The Reduction Process
When I decided to reduce the keynote, I started with a principle I’d developed from studying retention research: what is the one thing I want someone to remember a week from now? Everything else in the presentation is scaffolding — necessary for building the central idea during the talk, but not meant to be retained independently.
With that principle, I looked at the forty-five slides and asked, for each one: is this the central thing, or is this scaffolding?
Most of them were scaffolding. Contextual material that helped the central ideas make sense but that didn’t need to exist as a standalone slide. Supporting evidence that could be verbalized rather than visualized — a single sentence while a more compelling image held the visual field. Transition slides that existed because I didn’t know how to move from one idea to another without announcing the transition explicitly.
The reductions fell into categories:
Slides that were explaining the same idea twice — once in text, once in image form, but adding no new information in either layer. These became one slide where the image did the work and the text disappeared.
Slides that were providing context I could provide verbally, while the visual stayed with something more meaningful. These became zero slides — the context went into the spoken layer, and the audience’s visual attention stayed on whatever was already there.
Slides that existed because I was anxious about moving past an idea too quickly. These were the most revealing category: pure security blanket material, providing comfort to the presenter without providing anything to the audience.
After the audit, I had a deck of eighteen slides — each doing specific, irreplaceable work that no other slide was doing.
The Counterintuitive Effect
Here’s what I expected when I ran the reduced version: that the talk would feel sparse, that important material would feel missing, that the audience would be getting less.
Here’s what actually happened: the talk felt more substantial, not less. The ideas that previously rushed past the audience now had room to exist. The silence around an idea — the moment of “here is this thing, let it be what it is before the next thing arrives” — was possible with eighteen slides and impossible with forty-five.
The audience wasn’t getting less. They were getting the same content at a rate they could actually absorb. They were getting the architecture that let the content do what the content was capable of doing.
The most common feedback after that restructured version: “It was surprisingly simple” — which, translated from audience-speak, means the ideas were clear. And “I’m still thinking about the point you made about X” — which means something survived past the end of the event.

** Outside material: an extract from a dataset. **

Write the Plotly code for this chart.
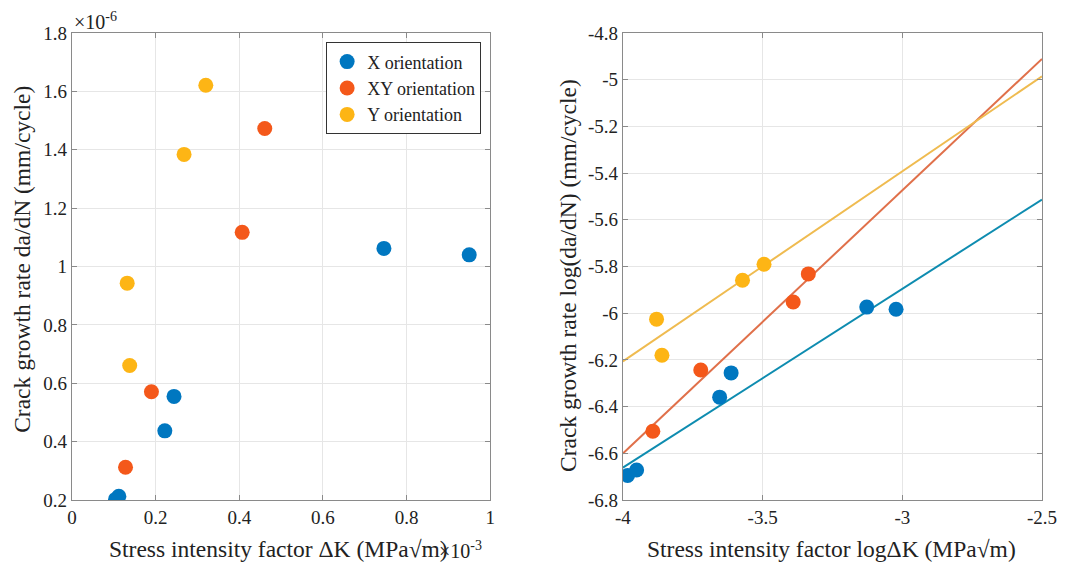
import numpy as np
import plotly.graph_objects as go

# Data (ΔK in units of 1e-3 MPa√m, da/dN in units of 1e-6 mm/cycle)
dk_x = [0.746, 0.950, 0.244, 0.222, 0.104, 0.112]
rate_x = [1.062, 1.040, 0.555, 0.437, 0.202, 0.213]
dk_xy = [0.461, 0.407, 0.190, 0.128]
rate_xy = [1.473, 1.117, 0.571, 0.312]
dk_y = [0.320, 0.268, 0.132, 0.138]
rate_y = [1.621, 1.384, 0.943, 0.661]

names = ["X orientation", "XY orientation", "Y orientation"]
marker_colors = ["#0077C0", "#F4581A", "#FDB515"]
line_colors = ["#0E8CB0", "#E0704A", "#EFBB50"]

left_xticks = [0, 0.2, 0.4, 0.6, 0.8, 1]
left_yticks = [0.2, 0.4, 0.6, 0.8, 1.0, 1.2, 1.4, 1.6, 1.8]
right_xticks = [-4, -3.5, -3, -2.5]
right_yticks = [-6.8, -6.6, -6.4, -6.2, -6, -5.8, -5.6, -5.4, -5.2, -5, -4.8]

series = [(dk_x, rate_x), (dk_xy, rate_xy), (dk_y, rate_y)]

FONT = "Liberation Serif, Times New Roman, serif"
W, H = 1065, 564
OFF = 8  # page body margin
ML, MT = 72 - OFF, 33.3 - OFF
MR = W - (1041.7 - OFF)
MB = H - (500 - OFF)
PW, PH = W - ML - MR, H - MT - MB


def px(xp):
    return (xp - OFF - ML) / PW


def py(yp):
    return 1 - (yp - OFF - MT) / PH


fig = go.Figure()

for (dk, r), name, mc in zip(series, names, marker_colors):
    fig.add_trace(go.Scatter(x=dk, y=r, mode="markers", name=name,
                             marker=dict(size=15, color=mc),
                             xaxis="x", yaxis="y", showlegend=True))

fit_x = np.array([-4.0, -2.5])
for (dk, r), name, mc, lc in zip(series, names, marker_colors, line_colors):
    lx = np.log10(np.array(dk) * 1e-3)
    ly = np.log10(np.array(r) * 1e-6)
    p = np.polyfit(lx, ly, 1)
    fig.add_trace(go.Scatter(x=fit_x, y=np.polyval(p, fit_x), mode="lines",
                             line=dict(color=lc, width=2), showlegend=False,
                             xaxis="x2", yaxis="y2"))
    fig.add_trace(go.Scatter(x=lx, y=ly, mode="markers", showlegend=False,
                             marker=dict(size=15, color=mc),
                             xaxis="x2", yaxis="y2"))

axis_common = dict(showgrid=True, gridcolor="#E6E6E6", gridwidth=1, automargin=False,
                   showline=True, linecolor="#8A8A8A", linewidth=1.2, mirror="ticks",
                   ticks="inside", ticklen=5, tickcolor="#8A8A8A",
                   zeroline=False, tickfont=dict(family=FONT, size=19, color="#222"))

fig.update_layout(
    template="none",
    width=W, height=H,
    margin=dict(l=ML, r=MR, t=MT, b=MB, autoexpand=False),
    paper_bgcolor="white", plot_bgcolor="white",
    font=dict(family=FONT, color="#222"),
    xaxis=dict(domain=[0, px(490)], range=[0, 1], tickvals=left_xticks,
               ticktext=[str(v) for v in left_xticks], anchor="y", **axis_common),
    yaxis=dict(domain=[0, 1], range=[0.2, 1.8], tickvals=left_yticks,
               ticktext=[("%g" % v) for v in left_yticks], anchor="x", **axis_common),
    xaxis2=dict(domain=[px(622.7), 1], range=[-4, -2.5], tickvals=right_xticks,
                ticktext=[("%g" % v) for v in right_xticks], anchor="y2", **axis_common),
    yaxis2=dict(domain=[0, 1], range=[-6.8, -4.8], tickvals=right_yticks,
                ticktext=[("%g" % v) for v in right_yticks], anchor="x2", **axis_common),
    legend=dict(x=px(481), xanchor="right", y=py(42.7), yanchor="top",
                bgcolor="white", bordercolor="#333", borderwidth=1,
                font=dict(family=FONT, size=18, color="#222"),
                itemsizing="trace", tracegroupgap=0),
)

ann = [
    dict(x=px(278.5), y=py(549), text="Stress intensity factor ΔK (MPa√m)", textangle=0),
    dict(x=px(831.5), y=py(549), text="Stress intensity factor logΔK (MPa√m)", textangle=0),
    dict(x=px(22), y=py(259), text="Crack growth rate da/dN (mm/cycle)", textangle=-90),
    dict(x=px(568), y=py(276), text="Crack growth rate log(da/dN) (mm/cycle)", textangle=-90),
]
for a in ann:
    fig.add_annotation(xref="paper", yref="paper", x=a["x"], y=a["y"], text=a["text"],
                       textangle=a["textangle"], showarrow=False, xanchor="center", yanchor="middle",
                       font=dict(family=FONT, size=23.5, color="#222"))

fig.add_annotation(xref="paper", yref="paper", x=px(72), y=py(21),
                   text="×10<sup>-6</sup>", showarrow=False, xanchor="left", yanchor="middle",
                   font=dict(family=FONT, size=20, color="#222"))
fig.add_annotation(xref="paper", yref="paper", x=px(437), y=py(550),
                   text="×10<sup>-3</sup>", showarrow=False, xanchor="left", yanchor="middle",
                   font=dict(family=FONT, size=20, color="#222"))

fig.write_html("out.html")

Neither of those responses had appeared with the forty-five-slide version.
What Made the Cut and Why
The eighteen slides that survived the reduction share a quality: each one does something that the spoken content can’t do alone.
A visual that makes a spatial or relational point that would be confusing to describe verbally. An image that carries emotional weight the words would flatten into information. A data visualization that makes a comparison viscerally legible in seconds rather than taking a minute to describe numerically.
What disappeared: slides that were primarily text repeating what I was saying. Slides that were bullets summarizing a point that was better experienced as a story. Slides that were transitional — “now we’re going to look at…” type content that a gesture and a pause could communicate more elegantly.
The slide count turned out to be a proxy for a more important question: is each visual element earning its interruption of the audience’s focus? Every time a new slide appears, the audience’s attention briefly redirects. That redirection is a cost. The slide has to be worth the cost.
With forty-five slides in forty-five minutes, I was asking for a redirection every sixty seconds regardless of whether any given slide justified it. With eighteen slides, I was only asking for the redirections that had clear value.
The Lesson That Transfers
This experience reshaped how I think about density in any performance context — not just keynotes. Magic sets included.
Effects and presentations have a natural density that serves the audience and a density that exceeds what the audience can process. The comfortable feeling of “I have enough material” often masks the architectural problem of “I have more material than I have structure for.”
Reduction — done with a clear principle about what you’re optimizing for — doesn’t diminish content. It clarifies it. What remains is what was always the substance; what’s removed was the accumulation around the substance.
Same content. Half the slides. Twice the impact.
The architecture, not the content, was the variable.